BEGIN Given data

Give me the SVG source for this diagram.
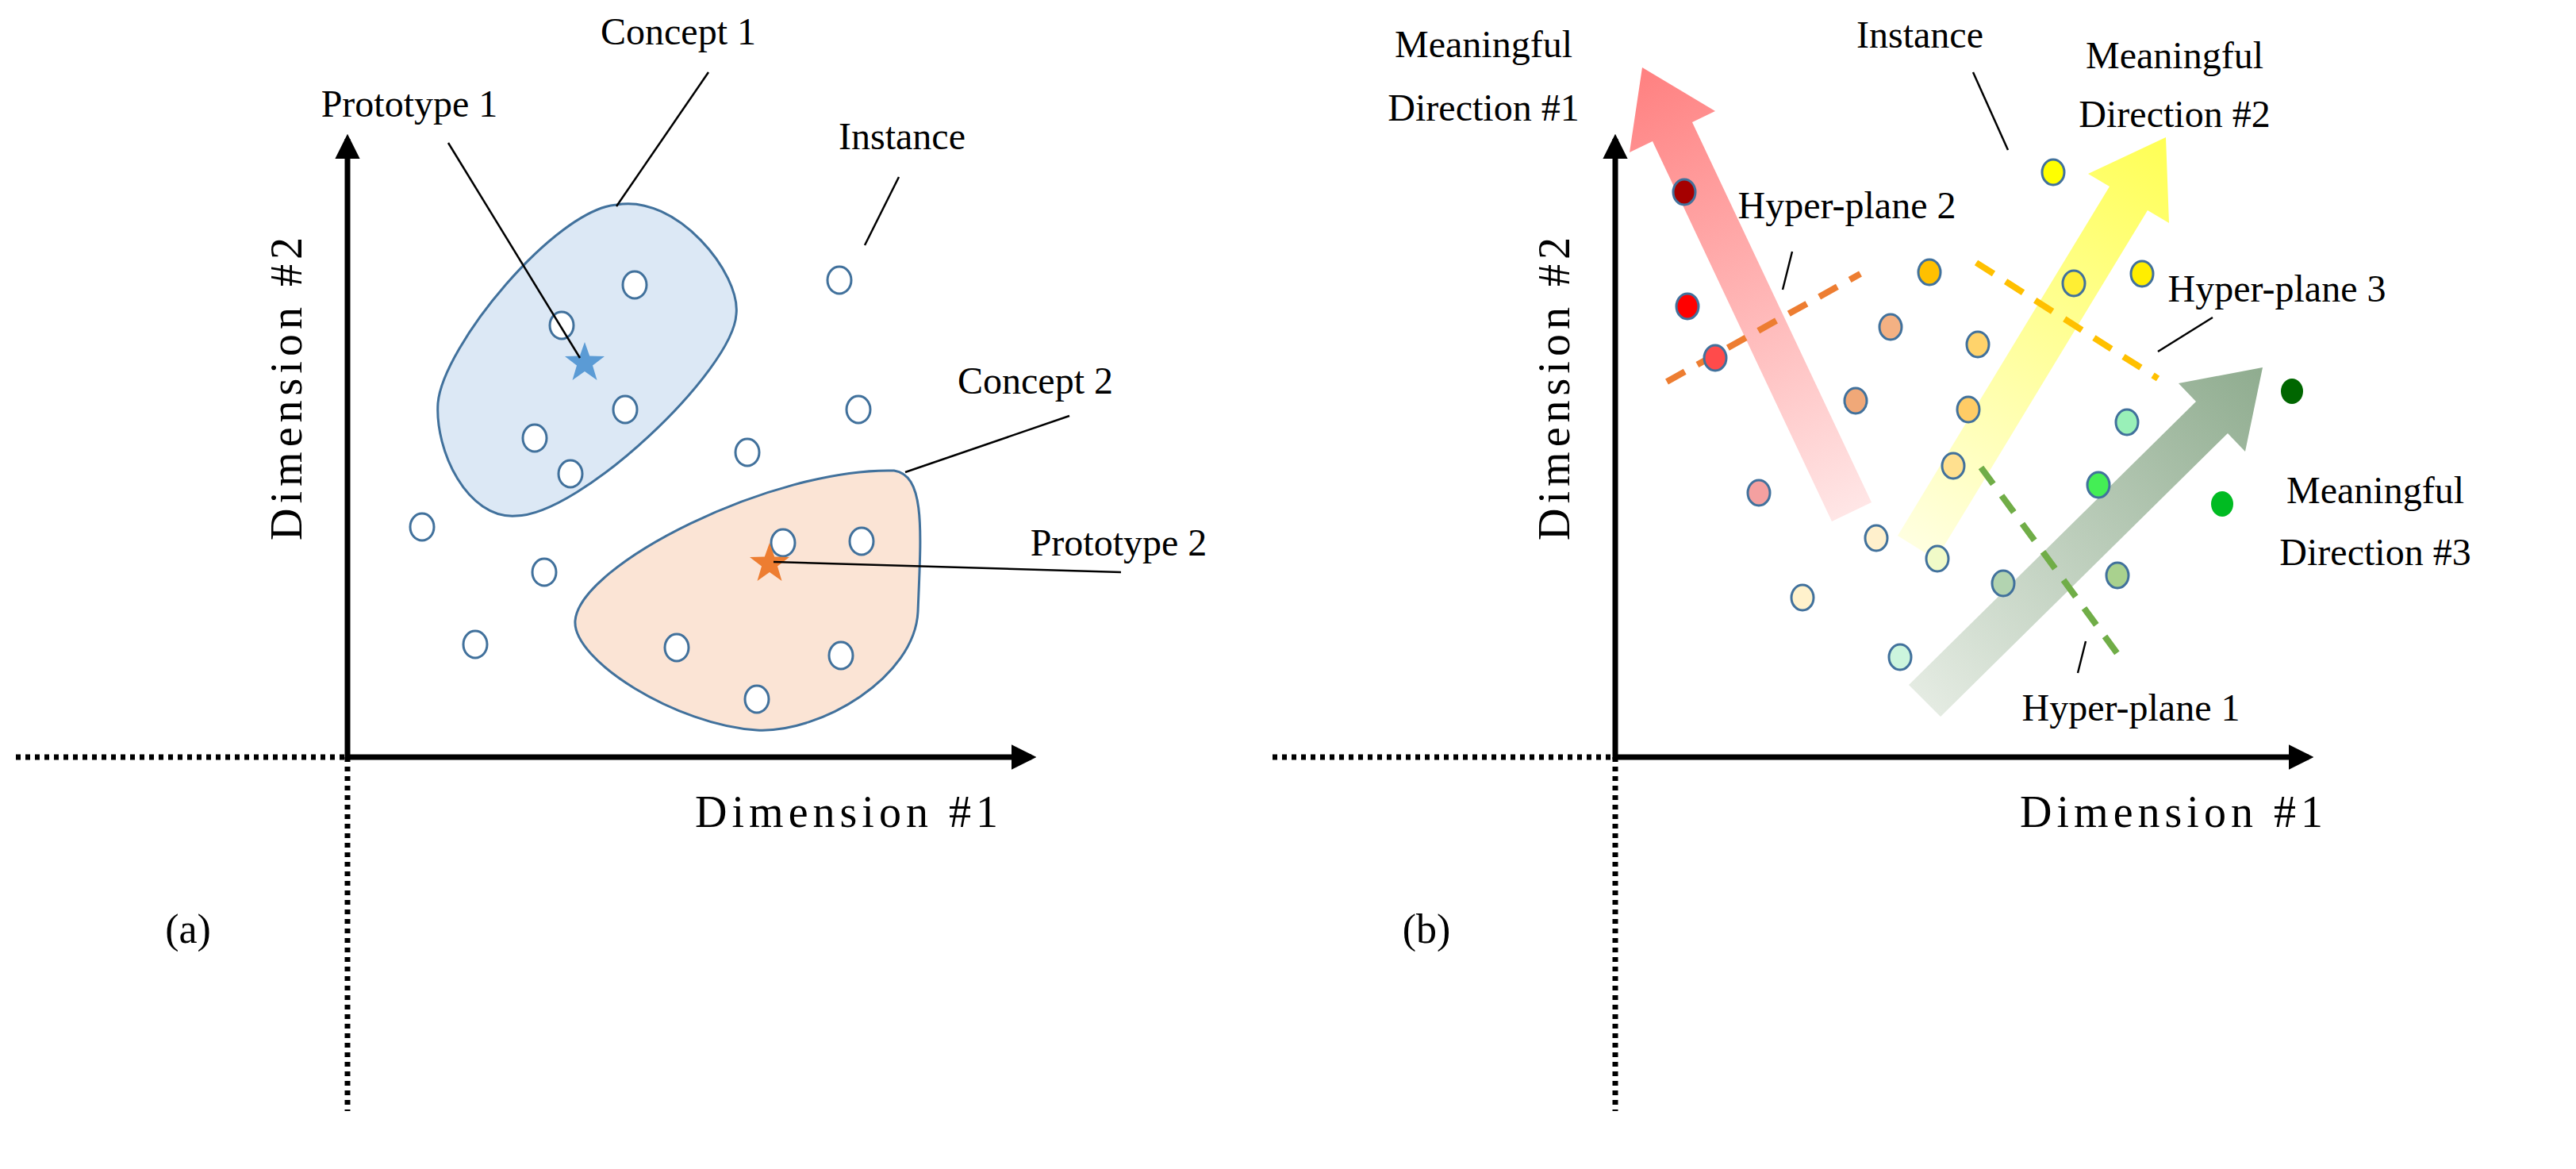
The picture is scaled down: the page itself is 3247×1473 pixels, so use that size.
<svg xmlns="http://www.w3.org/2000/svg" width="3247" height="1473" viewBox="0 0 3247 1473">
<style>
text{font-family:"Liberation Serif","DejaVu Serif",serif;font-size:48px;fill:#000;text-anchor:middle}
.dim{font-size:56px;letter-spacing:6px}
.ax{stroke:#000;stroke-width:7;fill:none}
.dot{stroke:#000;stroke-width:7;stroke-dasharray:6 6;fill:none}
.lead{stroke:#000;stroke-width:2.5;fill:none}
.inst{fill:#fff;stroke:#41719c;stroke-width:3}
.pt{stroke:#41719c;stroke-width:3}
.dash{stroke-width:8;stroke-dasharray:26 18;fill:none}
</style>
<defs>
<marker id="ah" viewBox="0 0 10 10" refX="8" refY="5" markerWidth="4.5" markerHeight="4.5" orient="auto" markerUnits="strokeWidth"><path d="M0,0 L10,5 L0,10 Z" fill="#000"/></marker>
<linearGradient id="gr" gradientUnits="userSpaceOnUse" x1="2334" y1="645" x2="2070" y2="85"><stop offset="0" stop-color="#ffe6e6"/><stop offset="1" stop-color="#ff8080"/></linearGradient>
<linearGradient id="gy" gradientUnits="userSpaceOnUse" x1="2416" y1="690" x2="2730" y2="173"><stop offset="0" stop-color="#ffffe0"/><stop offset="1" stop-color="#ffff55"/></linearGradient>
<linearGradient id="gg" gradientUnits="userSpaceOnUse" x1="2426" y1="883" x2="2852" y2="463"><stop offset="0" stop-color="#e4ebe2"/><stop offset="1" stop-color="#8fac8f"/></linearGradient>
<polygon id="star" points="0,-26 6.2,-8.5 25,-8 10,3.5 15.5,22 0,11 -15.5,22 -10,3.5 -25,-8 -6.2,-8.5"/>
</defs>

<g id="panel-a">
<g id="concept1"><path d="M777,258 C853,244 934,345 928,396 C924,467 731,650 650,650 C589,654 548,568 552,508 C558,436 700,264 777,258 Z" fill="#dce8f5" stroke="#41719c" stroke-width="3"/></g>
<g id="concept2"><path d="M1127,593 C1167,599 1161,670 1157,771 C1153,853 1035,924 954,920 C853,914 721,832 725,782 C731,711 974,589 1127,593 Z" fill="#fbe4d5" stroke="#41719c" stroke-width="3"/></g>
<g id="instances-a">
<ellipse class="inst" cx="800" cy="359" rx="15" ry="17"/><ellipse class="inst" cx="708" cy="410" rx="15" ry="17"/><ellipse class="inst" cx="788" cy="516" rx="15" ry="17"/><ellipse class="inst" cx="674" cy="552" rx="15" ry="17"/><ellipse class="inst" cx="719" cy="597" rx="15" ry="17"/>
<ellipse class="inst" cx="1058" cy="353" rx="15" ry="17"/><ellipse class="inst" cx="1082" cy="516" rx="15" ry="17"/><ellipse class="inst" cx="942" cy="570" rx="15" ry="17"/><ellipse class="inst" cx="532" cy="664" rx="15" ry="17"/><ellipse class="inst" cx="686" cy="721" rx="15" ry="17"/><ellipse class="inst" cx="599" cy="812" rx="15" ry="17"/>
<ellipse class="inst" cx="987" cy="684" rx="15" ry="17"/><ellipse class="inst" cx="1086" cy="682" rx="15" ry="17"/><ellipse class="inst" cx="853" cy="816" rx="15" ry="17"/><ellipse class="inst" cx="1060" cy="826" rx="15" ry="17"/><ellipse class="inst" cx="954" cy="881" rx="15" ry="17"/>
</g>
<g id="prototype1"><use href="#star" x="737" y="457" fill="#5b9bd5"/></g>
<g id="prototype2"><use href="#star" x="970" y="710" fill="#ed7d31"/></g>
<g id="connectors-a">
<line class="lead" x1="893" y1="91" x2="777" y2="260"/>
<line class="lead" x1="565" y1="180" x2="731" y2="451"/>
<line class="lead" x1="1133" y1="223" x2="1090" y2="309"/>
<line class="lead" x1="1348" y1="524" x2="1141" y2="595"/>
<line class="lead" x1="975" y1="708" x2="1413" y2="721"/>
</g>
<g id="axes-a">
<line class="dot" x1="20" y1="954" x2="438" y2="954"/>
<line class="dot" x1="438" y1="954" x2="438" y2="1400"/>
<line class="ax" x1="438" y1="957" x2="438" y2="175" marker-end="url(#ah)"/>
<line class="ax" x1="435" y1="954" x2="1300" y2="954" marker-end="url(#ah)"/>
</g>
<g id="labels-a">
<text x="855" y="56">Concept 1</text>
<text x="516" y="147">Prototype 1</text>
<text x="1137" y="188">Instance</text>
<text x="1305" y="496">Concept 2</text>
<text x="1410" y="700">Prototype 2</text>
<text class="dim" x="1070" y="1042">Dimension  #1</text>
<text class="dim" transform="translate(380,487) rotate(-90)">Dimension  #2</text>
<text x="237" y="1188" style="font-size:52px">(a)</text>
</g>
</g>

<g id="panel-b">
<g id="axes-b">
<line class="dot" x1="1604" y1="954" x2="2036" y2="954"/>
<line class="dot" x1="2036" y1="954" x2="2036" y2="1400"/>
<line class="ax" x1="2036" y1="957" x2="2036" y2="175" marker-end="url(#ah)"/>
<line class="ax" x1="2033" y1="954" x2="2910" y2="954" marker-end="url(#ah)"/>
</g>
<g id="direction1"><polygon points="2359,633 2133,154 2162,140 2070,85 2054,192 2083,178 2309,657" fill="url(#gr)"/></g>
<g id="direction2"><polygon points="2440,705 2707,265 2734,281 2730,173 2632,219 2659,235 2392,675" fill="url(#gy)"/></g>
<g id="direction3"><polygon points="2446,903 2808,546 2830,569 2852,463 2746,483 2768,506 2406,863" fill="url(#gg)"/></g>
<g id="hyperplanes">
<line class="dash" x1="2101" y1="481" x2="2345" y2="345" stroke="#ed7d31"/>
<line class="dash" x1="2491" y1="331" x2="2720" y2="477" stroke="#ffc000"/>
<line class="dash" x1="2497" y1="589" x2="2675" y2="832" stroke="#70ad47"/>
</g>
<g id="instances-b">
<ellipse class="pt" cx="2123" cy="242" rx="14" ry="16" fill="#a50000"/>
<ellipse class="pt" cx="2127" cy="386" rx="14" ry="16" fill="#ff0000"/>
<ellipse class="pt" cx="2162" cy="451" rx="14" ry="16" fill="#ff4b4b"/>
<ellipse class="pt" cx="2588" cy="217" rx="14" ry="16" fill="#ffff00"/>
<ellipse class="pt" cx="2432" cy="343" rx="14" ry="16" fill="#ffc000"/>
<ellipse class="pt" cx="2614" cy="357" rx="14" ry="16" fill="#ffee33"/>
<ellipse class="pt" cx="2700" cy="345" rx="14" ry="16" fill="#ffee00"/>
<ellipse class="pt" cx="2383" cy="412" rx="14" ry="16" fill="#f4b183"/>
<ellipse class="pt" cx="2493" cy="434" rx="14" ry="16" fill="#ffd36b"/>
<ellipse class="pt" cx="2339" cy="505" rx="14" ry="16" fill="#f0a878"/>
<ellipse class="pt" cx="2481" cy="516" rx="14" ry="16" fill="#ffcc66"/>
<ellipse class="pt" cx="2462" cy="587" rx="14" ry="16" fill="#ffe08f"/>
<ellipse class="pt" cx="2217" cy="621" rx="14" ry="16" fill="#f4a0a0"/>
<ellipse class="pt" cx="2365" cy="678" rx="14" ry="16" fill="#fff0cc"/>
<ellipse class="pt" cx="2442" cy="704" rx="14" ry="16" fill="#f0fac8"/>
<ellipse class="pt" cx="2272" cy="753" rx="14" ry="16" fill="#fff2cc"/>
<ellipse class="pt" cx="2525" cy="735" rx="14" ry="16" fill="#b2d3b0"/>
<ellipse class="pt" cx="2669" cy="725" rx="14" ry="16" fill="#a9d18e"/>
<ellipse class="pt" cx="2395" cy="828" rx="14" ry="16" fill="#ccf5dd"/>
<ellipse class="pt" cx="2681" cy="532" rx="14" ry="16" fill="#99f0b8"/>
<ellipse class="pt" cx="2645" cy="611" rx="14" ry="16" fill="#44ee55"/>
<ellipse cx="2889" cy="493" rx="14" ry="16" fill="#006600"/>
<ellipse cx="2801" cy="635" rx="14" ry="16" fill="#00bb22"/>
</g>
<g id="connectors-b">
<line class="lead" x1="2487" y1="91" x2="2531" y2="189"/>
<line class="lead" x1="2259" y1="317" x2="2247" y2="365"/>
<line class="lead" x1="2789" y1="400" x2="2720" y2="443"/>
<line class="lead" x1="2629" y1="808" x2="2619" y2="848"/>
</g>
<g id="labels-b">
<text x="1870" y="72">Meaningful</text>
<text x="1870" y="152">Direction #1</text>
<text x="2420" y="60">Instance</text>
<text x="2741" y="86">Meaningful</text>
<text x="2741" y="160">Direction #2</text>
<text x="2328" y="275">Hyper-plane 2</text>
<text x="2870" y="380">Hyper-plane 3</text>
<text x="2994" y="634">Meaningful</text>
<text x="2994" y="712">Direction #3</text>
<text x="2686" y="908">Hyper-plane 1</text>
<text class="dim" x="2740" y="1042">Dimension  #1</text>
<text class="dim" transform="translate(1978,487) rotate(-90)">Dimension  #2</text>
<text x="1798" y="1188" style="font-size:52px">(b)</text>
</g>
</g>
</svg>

END Given data

## Written instruction
Go through the material above and count the lines that contain "size"; answer with the number alone.

## The response
5